Esa función de la ganancia permite pensar en un nuevo estatuto de ciudadano: la irrupción del contribuyente, una forma de clientelismo invertido. Un estado meritocrático ligado a la disposición anímica. Ese vacío teórico es ocupado por la autoayuda, espiritualismo de shopping-disco-zen, lo new age, la búsqueda entregada del equilibrio emocional, formulaciones aforísticas que terminaron por dar lugar a una especie de nietzcheanismo del orden, un conjunto de frases y repertorios prácticos para evitar los huecos de la angustia. La gran clase media extendida, una clase que se desconoce, no reconoce su propio origen, no se pregunta por sí misma. Un mantra colectivo sugestionado por la alegría cínica –policial- de los ganadores, adaptarse y crecer. 

El impuesto, el acto de contribución, es visto como un sacrificio: en eso recala la disparidad entre el ciudadano y el bastardo. El Estado que exige responsabilidad, que pone en común, es reemplazado por una agencia que atiende a sus socios. El subsidio es una consignación al bastardismo, dilapidación, antifinanciero. Esa acentuación de las desigualdades generadas por la estructura económica se reproduce en la asistencia al humillado que acepta su condición.

Hay en eso un reparto del derecho al goce. El privilegio es del propietario, el que tiene las cartas de acceso a los objetos de goce, lo concreto desmaterializado. La compra como concretización esporádica y fugaz del dinero. No hay hechos en sí, sino destellos. No importa tanto la cosa como la capacidad del sujeto financiero para participar de su circulación, también su fluidez.
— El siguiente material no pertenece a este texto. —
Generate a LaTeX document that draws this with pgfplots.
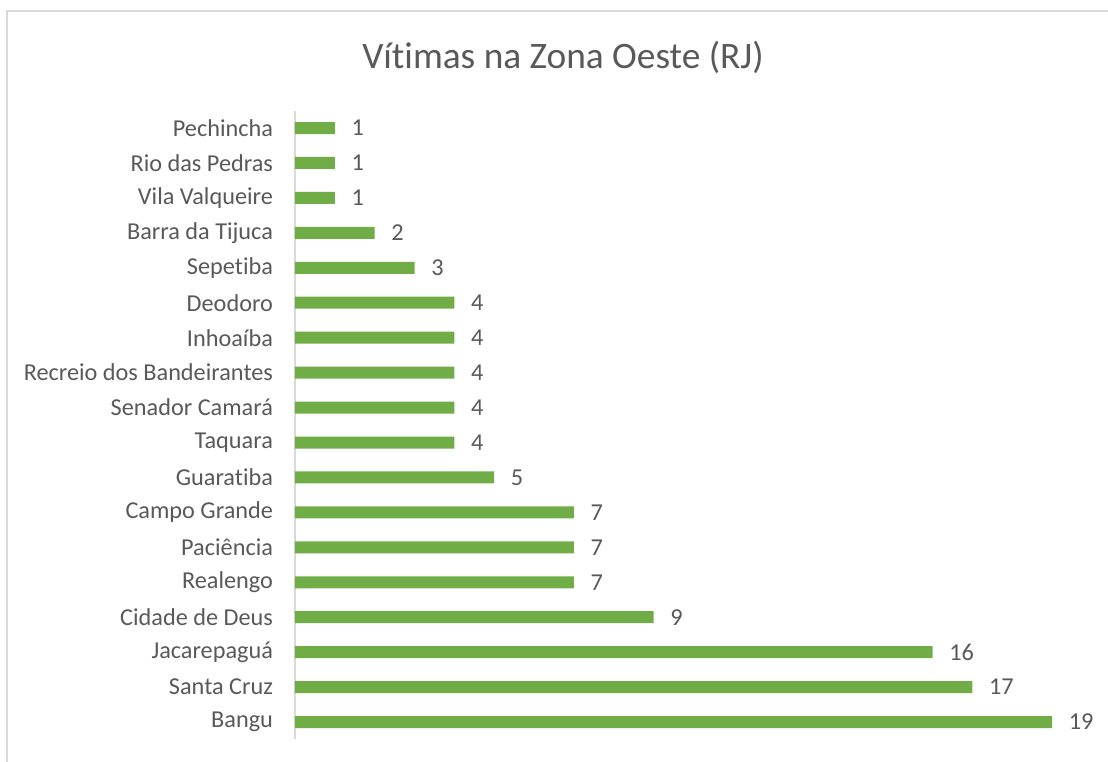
\documentclass[border=0pt]{standalone}
\usepackage{pgfplots}
\pgfplotsset{compat=1.18}
\usepackage{fontspec}
\setmainfont{Carlito}[Ligatures=NoCommon]
\definecolor{bargreen}{HTML}{70AD47}
\definecolor{txtgray}{HTML}{595959}
\definecolor{linegray}{HTML}{D9D9D9}
\begin{document}
\begin{tikzpicture}
\useasboundingbox (0pt,0pt) rectangle (831pt,-571.5pt);
\fill[white] (0pt,0pt) rectangle (831pt,-571.5pt);
\draw[linegray,line width=0.9pt] (5.25pt,-571.5pt) -- (5.25pt,-8.25pt) -- (831pt,-8.25pt);
\node[txtgray,font=\fontsize{28}{32}\selectfont] at (422.25pt,-42.75pt) {Vítimas na Zona Oeste (RJ)};
\begin{axis}[
  at={(221.25pt,-554.625pt)}, anchor=south west,
  scale only axis, width=597.75pt, height=471.7pt,
  xbar, bar width=9pt,
  xmin=0, xmax=20, ymin=-0.5, ymax=17.5,
  axis x line=none,
  axis y line*=left,
  y axis line style={linegray, line width=0.9pt, -},
  ytick={0,...,17}, major tick length=0pt,
  yticklabels={Bangu,Santa Cruz,Jacarepaguá,Cidade de Deus,Realengo,Paciência,Campo Grande,Guaratiba,Taquara,Senador Camará,Recreio dos Bandeirantes,Inhoaíba,Deodoro,Sepetiba,Barra da Tijuca,Vila Valqueire,Rio das Pedras,Pechincha},
  yticklabel style={font=\fontsize{18.2}{20}\selectfont, text=txtgray, xshift=-13pt},
  /pgf/number format/assume math mode=true,
  nodes near coords,
  nodes near coords align={horizontal},
  every node near coord/.append style={font=\fontsize{18.2}{20}\selectfont, text=txtgray, xshift=9pt},
  clip=false,
]
\addplot[fill=bargreen, draw=none] coordinates {
(19,0) (17,1) (16,2) (9,3) (7,4) (7,5) (7,6) (5,7) (4,8) (4,9) (4,10) (4,11) (4,12) (3,13) (2,14) (1,15) (1,16) (1,17)};
\end{axis}
\end{tikzpicture}
\end{document}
En ese escenario aparecen los ganadores llamando al sacrificio colectivo: se muestran como gente común entre comunes, adoptan gestos, maneras, jergas, evidencian lo posible. Es la ley de atracción, desear para tener, que se expresa en un aplanamiento de las diferencias, la homogeneización de las clientelas. Hay que deslomarse para gozar. Genera tirria el goce de los que no lo merecen, los que acceden sin permiso, los colados. Otra de las reacciones al consumo para todos. La ampliación de derechos, su reconocimiento, justifica la respuesta represiva al goce no autorizado, descontrolado, fuera de los límites fijados. La competitividad se institucionaliza: hay que ratificar la pertenencia al mercado dador de autoridad. El goce silvestre, riesgoso, amenazante, genera inestabilidad, rompe el campo de permisividad. La alegría espiritualista resulta contenedora de los excesos –las fugas-. La crítica es resentimiento, hay que agachar la cabeza y buscar el objetivo.